I’ve been using a 4-star rating system for my watchlist for a while now, but I’ve had a consistent problem: most of the time, I end up rating something 2/4 because I think it’s fine.
Currently, my system is:
- ★ = didn’t like
- ★★ = pretty okay
- ★★★ = liked
- ★★★★ = favourite
‘Pretty okay’ is how I end up feeling about most things I watch, but after using this system for a while I think there’s more range in this feeling.
I initially used a 4-star system because I wanted to keep it as simple as possible, and I thought the fewer the tiers, the easier it would be to rate something. And I did end up using 2/4 for most things, saving me the trouble of picking apart what’s okay versus what’s pretty okay. I would have to think a bit harder with a 5-star system. But after rating so many movies, I think that’s worth the trouble.
The New System
A 5-star system would be:
- ★ = didn’t like; do not recommend
- ★★ = was okay → on the negative side
- ★★★ = was pretty okay → on the positive side
- ★★★★ = liked it; it was good; would watch again
- ★★★★★ = loved; favourite; etc.; have strong feelings about.
Some feelings I think I can capture more accurately:
- I didn’t like the entire work, but I didn’t hate it (2 stars)
- I didn’t like the entire work, but I did enjoy some elements of it (2–3 stars)
- I liked it I guess, but I wouldn’t necessarily watch it again (3 stars)
So for example:
I originally rated The Batman as 2/4 stars, and my review was:
I enjoyed the plot and characters, but like everyone else, I felt this was too long. I wish we saw more Bruce.
Now, I think it’s more of a 3/5 movie, where I liked some parts but not others, but it was a worthwhile watch. I didn’t actively like it and probably wouldn’t watch it again, so it’s not 4/5. But it had qualities that I enjoyed, like the cinematography and the characters.

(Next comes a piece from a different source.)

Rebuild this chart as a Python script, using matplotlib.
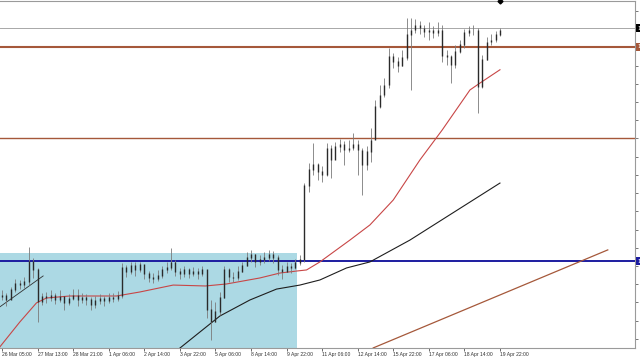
import numpy as np
import matplotlib.pyplot as plt
import matplotlib.transforms as mtransforms

# ---- price data (one drawn candle = 4 H1 bars) ----
closes = [1.07240, 1.07213, 1.07268, 1.07306, 1.07295, 1.07312, 1.07422, 1.07378, 1.07202, 1.07230,
          1.07224, 1.07235, 1.07213, 1.07230, 1.07197, 1.07219, 1.07235, 1.07213, 1.07224, 1.07213,
          1.07186, 1.07208, 1.07219, 1.07208, 1.07224, 1.07219, 1.07235, 1.07389, 1.07367, 1.07400,
          1.07378, 1.07405, 1.07356, 1.07334, 1.07328, 1.07345, 1.07378, 1.07389, 1.07416, 1.07367,
          1.07356, 1.07378, 1.07356, 1.07367, 1.07356, 1.07378, 1.07158, 1.07092, 1.07147, 1.07224,
          1.07378, 1.07339, 1.07334, 1.07367, 1.07400, 1.07444, 1.07460, 1.07422, 1.07433, 1.07444,
          1.07460, 1.07444, 1.07378, 1.07367, 1.07394, 1.07389, 1.07416, 1.07433, 1.07839, 1.07927,
          1.07954, 1.07916, 1.07899, 1.08047, 1.07982, 1.08053, 1.08064, 1.08036, 1.08047, 1.08064,
          1.08036, 1.07954, 1.08026, 1.08091, 1.08273, 1.08338, 1.08393, 1.08547, 1.08520, 1.08498,
          1.08542, 1.08668, 1.08695, 1.08717, 1.08706, 1.08684, 1.08695, 1.08679, 1.08695, 1.08553,
          1.08547, 1.08503, 1.08575, 1.08613, 1.08679, 1.08695, 1.08695, 1.08382, 1.08531, 1.08629,
          1.08640, 1.08668, 1.08695]
highs = [1.07268, 1.07251, 1.07284, 1.07328, 1.07323, 1.07339, 1.07504, 1.07444, 1.07389, 1.07251,
         1.07257, 1.07268, 1.07251, 1.07268, 1.07235, 1.07246, 1.07273, 1.07273, 1.07251, 1.07246,
         1.07230, 1.07235, 1.07246, 1.07235, 1.07251, 1.07251, 1.07262, 1.07416, 1.07405, 1.07422,
         1.07422, 1.07422, 1.07405, 1.07372, 1.07361, 1.07378, 1.07400, 1.07422, 1.07498, 1.07433,
         1.07389, 1.07400, 1.07389, 1.07394, 1.07389, 1.07400, 1.07378, 1.07213, 1.07202, 1.07257,
         1.07400, 1.07389, 1.07367, 1.07400, 1.07422, 1.07477, 1.07488, 1.07466, 1.07460, 1.07477,
         1.07488, 1.07482, 1.07460, 1.07405, 1.07422, 1.07416, 1.07438, 1.07460, 1.07855, 1.07965,
         1.08075, 1.07965, 1.07949, 1.08075, 1.08064, 1.08080, 1.08097, 1.08086, 1.08091, 1.08130,
         1.08091, 1.08047, 1.08058, 1.08157, 1.08311, 1.08393, 1.08432, 1.08596, 1.08569, 1.08547,
         1.08585, 1.08761, 1.08761, 1.08756, 1.08745, 1.08723, 1.08739, 1.08717, 1.08739, 1.08723,
         1.08585, 1.08558, 1.08613, 1.08640, 1.08701, 1.08717, 1.08723, 1.08706, 1.08558, 1.08657,
         1.08673, 1.08690, 1.08706]
lows = [1.07213, 1.07180, 1.07224, 1.07257, 1.07273, 1.07279, 1.07295, 1.07334, 1.07092, 1.07186,
        1.07197, 1.07208, 1.07191, 1.07202, 1.07158, 1.07186, 1.07213, 1.07180, 1.07197, 1.07186,
        1.07158, 1.07169, 1.07191, 1.07180, 1.07197, 1.07202, 1.07208, 1.07224, 1.07339, 1.07356,
        1.07345, 1.07367, 1.07328, 1.07312, 1.07306, 1.07317, 1.07334, 1.07361, 1.07378, 1.07345,
        1.07328, 1.07339, 1.07334, 1.07345, 1.07328, 1.07345, 1.07114, 1.06993, 1.07092, 1.07131,
        1.07224, 1.07312, 1.07312, 1.07323, 1.07367, 1.07400, 1.07422, 1.07394, 1.07405, 1.07416,
        1.07427, 1.07416, 1.07350, 1.07328, 1.07367, 1.07361, 1.07383, 1.07405, 1.07422, 1.07806,
        1.07899, 1.07872, 1.07861, 1.07894, 1.07883, 1.07993, 1.08026, 1.07954, 1.08026, 1.08036,
        1.07899, 1.07789, 1.07927, 1.07971, 1.08163, 1.08267, 1.08327, 1.08377, 1.08487, 1.08465,
        1.08498, 1.08531, 1.08366, 1.08679, 1.08673, 1.08657, 1.08640, 1.08651, 1.08662, 1.08520,
        1.08503, 1.08404, 1.08487, 1.08569, 1.08596, 1.08662, 1.08668, 1.08240, 1.08377, 1.08531,
        1.08613, 1.08629, 1.08662]
first_open = 1.07230
bars_per_candle = 4

# indicator lines (H1 bar index, price)
ma_fast_bars = [-2, 16, 31, 40, 61, 103, 124, 154, 183, 202, 232, 250, 265, 274, 286, 313, 331, 352, 376, 396, 421, 430, 448]
ma_fast_vals = [1.06955, 1.07092, 1.07197, 1.07224, 1.07235, 1.07235, 1.07257, 1.07295, 1.07290, 1.07301, 1.07334,
                1.07361, 1.07372, 1.07378, 1.07422, 1.07542, 1.07625, 1.07762, 1.07982, 1.08146, 1.08366, 1.08404, 1.08477]
ma_slow_bars = [158, 178, 196, 223, 247, 268, 286, 310, 331, 367, 448]
ma_slow_vals = [1.06939, 1.07037, 1.07125, 1.07213, 1.07273, 1.07295, 1.07323, 1.07389, 1.07422, 1.07542, 1.07855]
trend_black_bars = [-2, 37]
trend_black_vals = [1.07175, 1.07345]
trend_brown_bars = [334, 545]
trend_brown_vals = [1.06950, 1.07488]

bid_price = 1.08706
level_upper = 1.08602
level_mid = 1.08102
level_blue = 1.07427
box_right_bar = 265
box_top = 1.07471

date_labels = ["26 Mar 05:00", "27 Mar 13:00", "28 Mar 21:00", "1 Apr 06:00", "2 Apr 14:00",
               "3 Apr 22:00", "5 Apr 06:00", "8 Apr 14:00", "9 Apr 22:00", "11 Apr 06:00",
               "12 Apr 14:00", "15 Apr 22:00", "17 Apr 06:00", "18 Apr 14:00", "19 Apr 22:00"]
date_step = 32
price_ticks = [1.0700 + 0.0010 * i for i in range(19)]

fig = plt.figure(figsize=(6.4, 3.6), dpi=100)
ax = fig.add_axes([0, 12 / 360, 635 / 640, 347 / 360])
ax.set_xlim(-1.8, 569.5)
ax.set_ylim(1.069495, 1.088545)

# rectangle zone
ax.axvspan(-5, box_right_bar, ymin=0, ymax=(box_top - 1.069495) / (1.088545 - 1.069495),
           color='#acd9e4', lw=0, zorder=1)

# horizontal levels
ax.axhline(bid_price, color='#a8a8a8', lw=0.7, zorder=2)
ax.axhline(level_upper, color='#a5583a', lw=1.5, zorder=2)
ax.axhline(level_mid, color='#a5583a', lw=1.0, zorder=2)
ax.axhline(level_blue, color='#1c1ca0', lw=1.4, zorder=4)

# indicators
ax.plot(ma_fast_bars, ma_fast_vals, color='#c84646', lw=0.8, zorder=5)
ax.plot(ma_slow_bars, ma_slow_vals, color='#1e1e1e', lw=0.8, zorder=5)
ax.plot(trend_black_bars, trend_black_vals, color='#303030', lw=0.6, zorder=5)
ax.plot(trend_brown_bars, trend_brown_vals, color='#a5583a', lw=0.9, zorder=5)

# candles
pos = np.arange(len(closes)) * bars_per_candle
opens = [first_open] + closes[:-1]
o = np.array(opens)
c = np.array(closes)
ax.vlines(pos, lows, highs, color='#7a7a7a', lw=0.6, zorder=6)
ax.vlines(pos, np.minimum(o, c), np.maximum(o, c) + 0.00003, color='#2a2a2a', lw=1.0, zorder=7)

# chart shift marker
ax.plot([pos[-1]], [1], marker='D', ms=2.5, color='black',
        transform=mtransforms.blended_transform_factory(ax.transData, ax.transAxes), clip_on=False, zorder=8)

# axes styling
ax.spines['left'].set_visible(False)
for s in ['top', 'right', 'bottom']:
    ax.spines[s].set_color('#9a9a9a')
    ax.spines[s].set_linewidth(0.8)

box_prices = [bid_price, level_upper, level_blue]
ax.yaxis.tick_right()
ax.set_yticks(price_ticks)
ax.set_yticklabels(['' if min(abs(p - b) for b in box_prices) < 0.0004 else '%.4f' % p
                    for p in price_ticks])
ax.tick_params(axis='y', length=2, width=0.5, pad=1, labelsize=3.8, colors='#404040')

ax.set_xticks([i * date_step for i in range(len(date_labels))])
ax.set_xticklabels(date_labels, family='Liberation Sans')
ax.tick_params(axis='x', length=2, width=0.5, pad=1, labelsize=3.6, colors='#303030')
for lab in ax.get_xticklabels():
    lab.set_horizontalalignment('left')

# price boxes on the right scale
tr = mtransforms.blended_transform_factory(ax.transAxes, ax.transData)
for price, bg in [(bid_price, 'black'), (level_upper, '#a5583a'), (level_blue, '#1c1ca0')]:
    ax.text(1.004, price, '%.5f' % price, transform=tr, ha='left', va='center', fontsize=3.8,
            color='white', clip_on=False, zorder=9,
            bbox=dict(boxstyle='square,pad=0.25', fc=bg, ec='none'))

fig.savefig('out.png', dpi=100)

Most likely, all my 2/4 ratings will be revisited as either 2/5 or 3/5. Remaining unchanged will be 3/4 (→ 4/5) and 4/4 (→ 5/5).
So, to illustrate an example for each tier:
- ★ = Men In Black International – unenjoyment
- ★★ = Charlie’s Angels (2019) – whatever, not super great; some things about it were okay; not recommended
- ★★★ = Back to the Future – was fun, worth watching; but not a movie I feel strongly about.
- ★★★★ = Dune – enjoyed it, would recommend, would rewatch, would read the book. Not a love, but maybe upon rewatches it could be.
- ★★★★★ = Pacific Rim – love; rewatch a lot; have strong emotions about. Really excited when someone else likes it.
Quantifying abstract feelings is hard, like how I think of something as ‘okay’ (2/5) versus ‘pretty okay’ (3/5). I guess I don’t have to rate the things I watch—and indeed, I’m not rating books yet, because it’s hard. Numbers don’t capture the whole picture.
For example, the movie Hackers is one of those So Bad It’s Good movies; how do I rate that? A number can’t convey the depth of its ridiculousness. If I give it a 1/5, it looks like a Bad Movie despite my enjoyment; if I give it a 3/5 it looks like a Decent, Good Movie.
I guess the problem is also in how ratings shouldn’t be the only thing observed when it comes to rating movies. Because, again, it’s quantifying something that contains multitudes. So the visual design of how I present this shouldn’t emphasize ratings over the review, or display the rating without the review. Though with that said, most of the time, it’s not that deep.
- Goodreads uses a 5-star system, and has no intention of adding half-stars due to complexity.
- Letterboxd uses 5-stars, with half-stars; it also has a favourite designation. What is a 5-star movie but not a favourite movie? I suppose 5-star can denote quality but not necessarily something you consider a personal favourite. I’m not sure if I have any movies that would fall under this category at the moment.